Au même moment, un député de la Législative entré à la Convention, Lequinio, défendait avec autant d’éloquence que de bon sens la cause de la liberté commerciale : « A force d’agitations, disait-il, on est parvenu à étouffer le commerce du bled, à le rendre odieux, et (je ne connais pas de meilleure expression) à stériliser par-là presque tout le sol de la République. Tant que le commerce des bleds ne sera pas actif, le peuple se trouvera dans la misère.

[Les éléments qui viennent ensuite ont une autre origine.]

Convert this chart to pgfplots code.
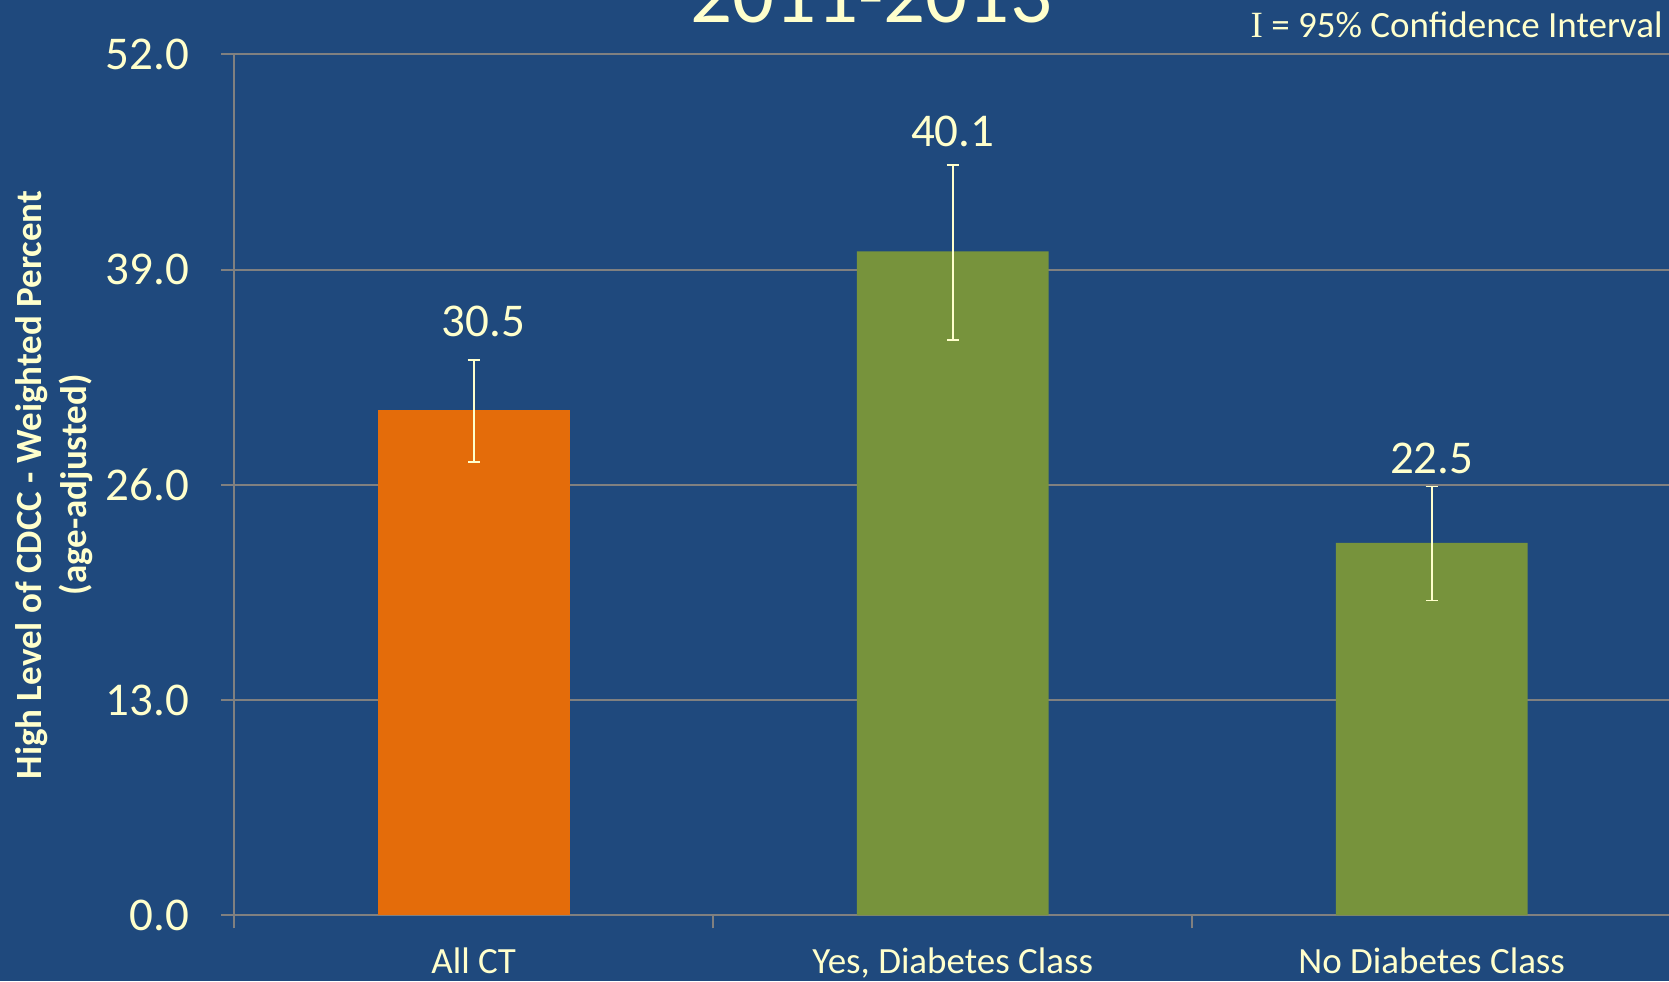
\documentclass[border=0pt]{standalone}
\usepackage{pgfplots}
\pgfplotsset{compat=1.18}
\usepackage{pgfplotstable}
\usepackage{fontspec}
\setmainfont{Carlito}
\newfontfamily\serifI{Liberation Serif}
\definecolor{bg}{HTML}{1F497D}
\definecolor{cream}{HTML}{FFFFCC}
\definecolor{orng}{HTML}{E46C0A}
\definecolor{grn}{HTML}{77933C}
\definecolor{gridgray}{HTML}{808080}

\pgfplotstableread{
x y ep em
0 30.5 3.05 3.12
}\allct
\pgfplotstableread{
x y ep em
1 40.1 5.2 5.33
2 22.5 3.4 3.48
}\diab

\begin{document}
\begin{tikzpicture}
\fill[bg] (0,0) rectangle (834.5pt,490.5pt);
\useasboundingbox (0,0) rectangle (834.5pt,490.5pt);
\node[text=cream, font=\fontsize{41.5}{50}\selectfont, anchor=base, inner sep=0pt] at (435.5pt,479pt) {2011-2013};
\node[text=cream, font=\fontsize{18.5}{22}\selectfont, anchor=base east, inner sep=0pt] at (831.5pt,471.5pt) {{\serifI I} = 95\% Confidence Interval};
\begin{axis}[
  at={(117.1pt,32.8pt)}, anchor=south west,
  scale only axis, width=718.5pt, height=430.5pt,
  xmin=-0.5, xmax=2.5, ymin=0, ymax=52,
  axis lines=left,
  axis line style={-, draw=gridgray, line width=1pt},
  tick align=outside,
  major tick length=6.5pt,
  tick style={draw=gridgray, line width=1pt},
  ymajorgrids,
  grid style={draw=gridgray, line width=1pt},
  ytick={0,13,26,39,52},
  /pgf/number format/assume math mode=true,
  yticklabel style={/pgf/number format/fixed, /pgf/number format/fixed zerofill, /pgf/number format/precision=1,
    font=\fontsize{23.5}{28}\selectfont, text=cream, anchor=east, inner sep=0pt, xshift=-15.8pt},
  xtick={-0.5,0.5,1.5,2.5},
  xticklabels={},
  extra x ticks={0,1,2},
  extra x tick labels={All CT, {Yes, Diabetes Class}, No Diabetes Class},
  extra x tick style={major tick length=0pt,
    xticklabel style={anchor=north, inner sep=0pt, yshift=-16pt, font=\fontsize{18.5}{22}\selectfont, text=cream}},
  ylabel={High Level of CDCC - Weighted Percent\\(age-adjusted)},
  y label style={at={(axis description cs:-0.1253,0.5)}, rotate=0, anchor=center, align=center,
    font=\bfseries\fontsize{18.5}{22.5}\selectfont, text=cream},
  clip=false,
]
\addplot[ybar, bar width=95.8pt, bar shift=0pt, fill=orng, draw=none,
  error bars/.cd, y dir=both, y explicit, error mark=|,
  error bar style={draw=cream, line width=0.9pt},
  error mark options={draw=cream, line width=0.9pt, mark size=3pt}]
  table[x=x, y=y, y error plus=ep, y error minus=em] {\allct};
\addplot[ybar, bar width=95.8pt, bar shift=0pt, fill=grn, draw=none,
  error bars/.cd, y dir=both, y explicit, error mark=|,
  error bar style={draw=cream, line width=0.9pt},
  error mark options={draw=cream, line width=0.9pt, mark size=3pt}]
  table[x=x, y=y, y error plus=ep, y error minus=em] {\diab};
\node[text=cream, font=\fontsize{23.5}{28}\selectfont] at (axis cs:0.02,35.86) {30.5};
\node[text=cream, font=\fontsize{23.5}{28}\selectfont] at (axis cs:1,47.36) {40.1};
\node[text=cream, font=\fontsize{23.5}{28}\selectfont] at (axis cs:2,27.57) {22.5};
\end{axis}
\end{tikzpicture}
\end{document}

Je soutiens qu’il faut, non seulement protéger, mais qu’il faut mettre en honneur le commerce des bleds.

« Je regarde un homme qui se livre au commerce des bleds comme un des bienfaiteurs de la patrie. »

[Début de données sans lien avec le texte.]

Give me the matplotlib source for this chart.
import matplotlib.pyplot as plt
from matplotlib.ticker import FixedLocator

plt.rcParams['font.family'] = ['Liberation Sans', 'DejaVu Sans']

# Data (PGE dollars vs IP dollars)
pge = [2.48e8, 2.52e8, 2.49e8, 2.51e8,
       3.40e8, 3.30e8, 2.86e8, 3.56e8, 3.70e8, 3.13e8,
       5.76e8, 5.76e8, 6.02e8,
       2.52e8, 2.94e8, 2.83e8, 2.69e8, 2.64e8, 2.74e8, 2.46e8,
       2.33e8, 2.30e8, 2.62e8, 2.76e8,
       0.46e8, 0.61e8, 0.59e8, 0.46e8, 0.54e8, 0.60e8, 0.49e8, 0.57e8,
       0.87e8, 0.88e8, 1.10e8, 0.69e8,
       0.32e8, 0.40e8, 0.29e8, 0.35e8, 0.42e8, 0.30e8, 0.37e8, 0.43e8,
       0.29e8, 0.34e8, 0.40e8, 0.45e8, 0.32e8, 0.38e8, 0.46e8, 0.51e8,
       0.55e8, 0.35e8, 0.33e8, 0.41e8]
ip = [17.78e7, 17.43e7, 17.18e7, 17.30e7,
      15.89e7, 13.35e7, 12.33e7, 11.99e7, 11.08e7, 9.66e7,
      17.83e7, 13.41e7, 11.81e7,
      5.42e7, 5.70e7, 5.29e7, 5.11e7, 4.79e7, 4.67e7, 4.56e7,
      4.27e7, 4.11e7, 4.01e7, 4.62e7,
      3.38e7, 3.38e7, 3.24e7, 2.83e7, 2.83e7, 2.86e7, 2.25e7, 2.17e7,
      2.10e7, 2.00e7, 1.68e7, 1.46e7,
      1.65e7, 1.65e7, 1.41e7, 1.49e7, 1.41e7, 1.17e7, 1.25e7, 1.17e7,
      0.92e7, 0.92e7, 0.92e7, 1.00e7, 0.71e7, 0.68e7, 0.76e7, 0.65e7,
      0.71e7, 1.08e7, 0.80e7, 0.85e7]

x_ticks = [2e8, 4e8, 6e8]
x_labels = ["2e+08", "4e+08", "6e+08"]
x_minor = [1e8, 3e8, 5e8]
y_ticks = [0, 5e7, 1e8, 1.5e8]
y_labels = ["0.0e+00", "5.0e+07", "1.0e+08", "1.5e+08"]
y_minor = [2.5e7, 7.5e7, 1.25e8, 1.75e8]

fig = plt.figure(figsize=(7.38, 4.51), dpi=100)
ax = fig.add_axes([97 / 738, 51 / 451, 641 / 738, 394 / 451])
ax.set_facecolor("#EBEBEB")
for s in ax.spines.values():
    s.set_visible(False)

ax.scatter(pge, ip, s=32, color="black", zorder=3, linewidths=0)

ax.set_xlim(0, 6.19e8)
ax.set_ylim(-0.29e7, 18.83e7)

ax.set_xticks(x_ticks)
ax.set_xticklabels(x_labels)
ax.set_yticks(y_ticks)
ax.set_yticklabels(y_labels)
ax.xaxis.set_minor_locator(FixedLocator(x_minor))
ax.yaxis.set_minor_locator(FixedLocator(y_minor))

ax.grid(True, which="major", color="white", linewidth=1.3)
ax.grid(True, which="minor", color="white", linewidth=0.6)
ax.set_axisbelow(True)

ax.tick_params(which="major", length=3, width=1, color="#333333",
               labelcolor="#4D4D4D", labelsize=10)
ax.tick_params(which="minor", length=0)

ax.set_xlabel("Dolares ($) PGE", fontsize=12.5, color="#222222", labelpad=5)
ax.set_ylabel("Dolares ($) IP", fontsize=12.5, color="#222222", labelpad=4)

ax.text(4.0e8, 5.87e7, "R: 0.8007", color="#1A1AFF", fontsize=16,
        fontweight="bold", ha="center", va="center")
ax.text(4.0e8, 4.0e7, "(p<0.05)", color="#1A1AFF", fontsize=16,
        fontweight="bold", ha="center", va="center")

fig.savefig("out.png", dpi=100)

Les députés de la Constituante, les représentans de la nation à la Législative, les Conventionnels eux-mêmes étaient résolus à défendre la libre circulation des subsistances, à lutter contre les préjugés populaires, a dénoncer comme des chimères absurdes les prétendus accaparemens, et à déclarer que la taxation des denrées constituait un attentat contre la propriété.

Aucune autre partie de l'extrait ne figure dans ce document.